The woman, known internationally as one of the all-time greats among
leading ladies of the stage, spent only three years in Newport Beach, the
time she was a student at Newport Harbor High School, part of the
graduating class of 1933.
She gained celebrity status over the years with her top-notch stage
performances all over the world. Her roles have ranged from those etched
by classicists such as Shakespeare, Ibsen and Seneca to modern
playwrights such as T.S. Elliot, Tennessee Williams, Edward Albee and
Samuel Beckett.
Worth was known especially for her mellifluous voice and her
commanding stage presence and won critical acclaim on both sides of the
Atlantic Ocean.
Worth won her best actress Tony awards for her title role in Edward
Albee’s “Tiny Alice” in 1965 and as Alexandra del Lago in Tennessee
Williams’ “Sweet Bird of Youth” in 1976. She also received the Tony for
best featured actress in 1991 for playing the grumpy German immigrant
Grandma Kurnitz in the premiere of Neil Simon’s “Lost in Yonkers.”

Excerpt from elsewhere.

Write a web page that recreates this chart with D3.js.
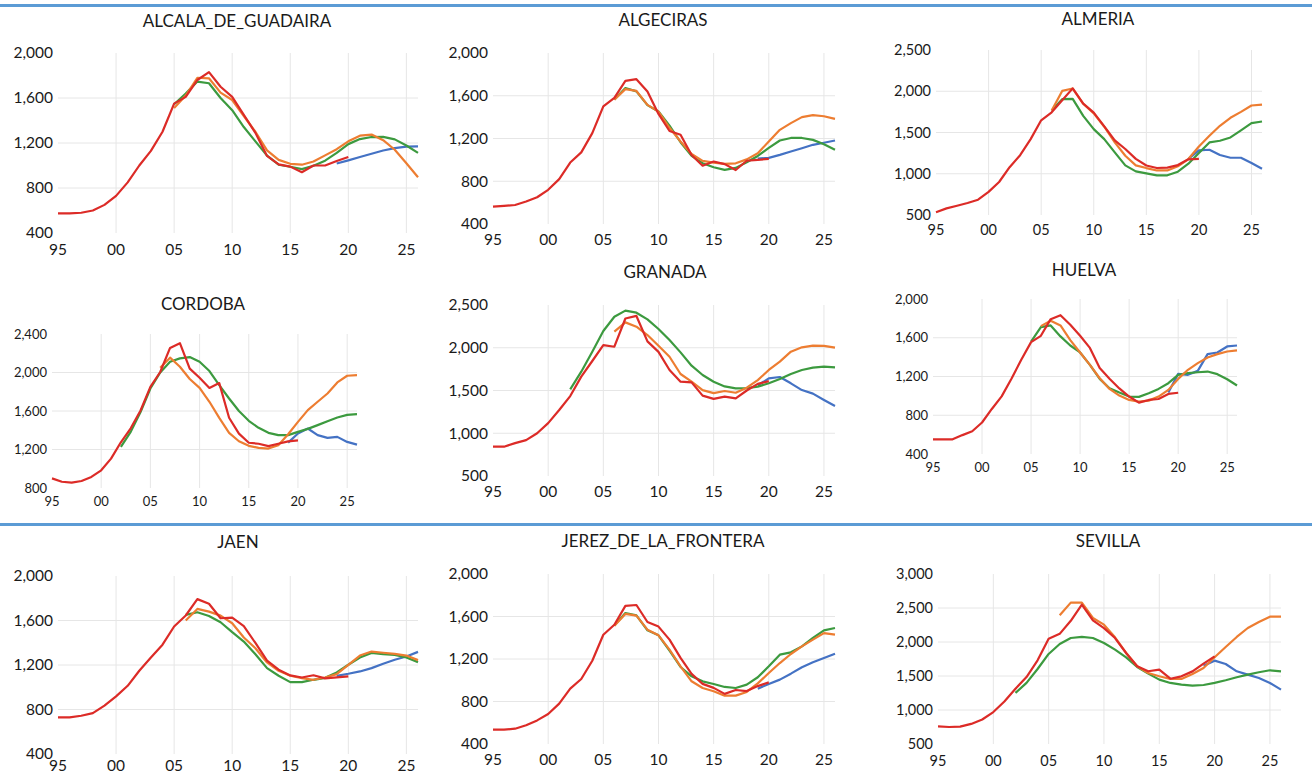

Worth was born in Fairbury, Neb., in 1916. Her father was
superintendent of the county school system. In 1920, her family moved to
California. Worth’s father took a job as the superintendent of the
Newport-Mesa school district in 1931, which brought the family to Costa
Mesa.
In high school, she was president of the girls’ glee club and appeared
in “The Mikado” during her senior year, 1933.
Woodrow Hadley, who was one year Worth’s junior at Newport Harbor
High, remembers the accomplished actress as a “happy and outgoing person”
who participated in sports and drama.
Hadley’s wife, Bernice, who was two years Worth’s junior, says her
cousin Virginia Hogland and Worth were very close during their high
school years.
“[Worth’s] father actually sang at Virginia’s wedding,” she recalled.
Hogland passed away two years ago, she added.
“I knew her through Virginia,” Bernice Hadley said. “But I remember
that I was really young and she was always nice to me.”
Worth’s fame and glory on stage surprised her Newport Harbor High
classmates, said Woodrow Hadley.
“None of us thought she’s become so famous,” he said. “Yes, she had a
beautiful voice and a great personality, but it was the Depression Era
and a lot of people did not advance that far.”
Worth, who never married, is survived by her sister Carol Johnson of
Santa Monica and brother Luke Evans of Los Angeles.